No puede sostenerse que tragarse tantísima gente las uvas en la Puerta del Sol sea una 'performance'
Los grandes almacenes son los magnates del peliculón anual de la Navidad, y, como en el cine, es fácil saber cuáles son las majors y cuáles las productoras independientes. Los restaurantes contribuyen asimismo, quizá con más empeño, a la trama financiera de la entrañable fiesta; este año el esquema de las cenas de empresa o de familia tiene un nuevo y excitante ingrediente desde que se sabe que uno de los asistentes puede ser el judas de la reunión, allí presente no para llevarse la cesta de la empresa o el aguinaldo de la abuela sino para computar los derechos de autor de Asturias, patria querida cantada a coro por los comensales. Un poco de thriller en el edulcorado género navideño no viene mal.
De hecho, si uno se fija, enseguida se advierte que los mayores festejos rituales, el Carnaval, la romería, la tauromaquia, poseen ya de consumo el ingrediente gore, que todos sus organizadores dicen -en el fondo- rechazar pero sin el que la representación o festividad perdería el ser. La del Rocío, por ejemplo, tiene entre sus rasgos de folklore acendrado el maltrato animal, lo que indica que ni los rocieros bailones ni nosotros hemos olvidado aquella película de Pollack A los caballos los matan, ¿no?, aquí llamada, premonitoriamente Danzad, danzad, malditos. Por no hablar de los muertos acaecidos entre las sambas de Río de Janeiro, o de la sangre autoderramada de los que corren en los encierros de San Fermín. Vean ustedes, sin embargo, que estos tres eventos, y otros que se podrían comparar, duran poco, sin tiempo de fatigar la conciencia y la continencia como nos la fatiga el mes y medio largo de la Navidad.
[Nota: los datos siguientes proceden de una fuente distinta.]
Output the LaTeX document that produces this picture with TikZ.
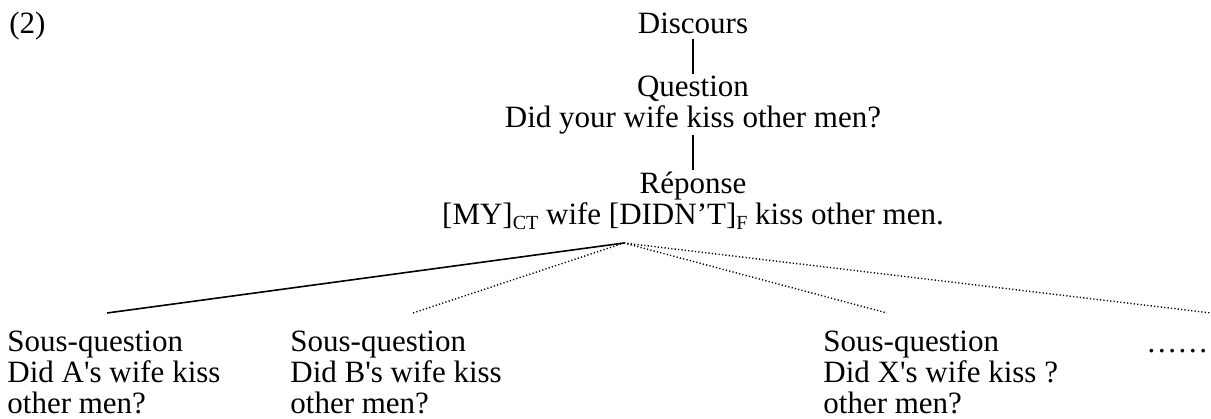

Por otro lado, y valga la paradoja, la c ha rebajado visiblemente la suntuosidad de las producciones, y no hay más que fijarse en esa Twenty Century Fox de nuestro comercio al por mayor que es El Corte Inglés; este año los adornos externos de Preciados lucen depreciados, y las luces de Goya son desastres. De ahí que, después de sopesarlo todo en la balanza del símil nacionalista de Fraga, me incline a proponer para años venideros una solución eficaz, espectacular, señorial a la par que barata, y sobre todo más corta.
La idea, por pintoresca que pueda parecer, me ha venido leyendo un libro serio y documentado aunque también brillante y hermosamente ilustrado. Me refiero a Escenografías paisajísticas y artes escénicas. Madrid como Morada del Sol, en el Teatro Florido, en la Ciudad Portátil. El título, lo reconozco, se hace largo, pero no así la lectura de lo que sigue, pues el autor, Eduardo Blázquez, maneja sus conocimientos, que son muchos, con erudición, sin pedantería, guiándonos por un terreno de selvas encantadas, cornucopias y arquitecturas de cartón-piedra en el que, al cabo de años de exploración, se ha convertido en un formidable maestro de ceremonias. Creo que he leído todas las obras de este aún joven profesor abulense, y para dar envidia doy algunos de sus (más contenidos) títulos: Mansiones en el cine, El reino de Adonis, el santuario de Sebastián, El Reino de Flora, Ofelias en el cine, aguas en el espejo. Dejo al lector con las ganas de entrar en ellos y me instalo yo en el más reciente, centrado en la descripción del artificio efímero que en 1649 se erigió para la entrada en Madrid de Mariana de Austria, que venía a desposarse con Felipe IV. Prodigio de multiculturalidad avant la lettre (el dispositivo tenía arcos triunfales dedicados a Asia y a África), que no venga nadie a decirme que para eso ya tenemos la cabalgata de Reyes. Tampoco puede sostenerse que tragarse tantísima gente las uvas en la Puerta del Sol constituye una performance; ni siquiera como instalación humana le veo entidad. Siguiendo el ejemplo de nuestros ancestros más barrocos, una festividad navideña simbolizada en un decorado grandioso que, un solo día, ocupase la ciudad y nos encandilase a todos con su profusión de signos y espectáculo ilusorios sería como un sueño. Y a la mañana siguiente, al despertar, la matraca de esta inacabable pesadilla anual ya no estaría allí.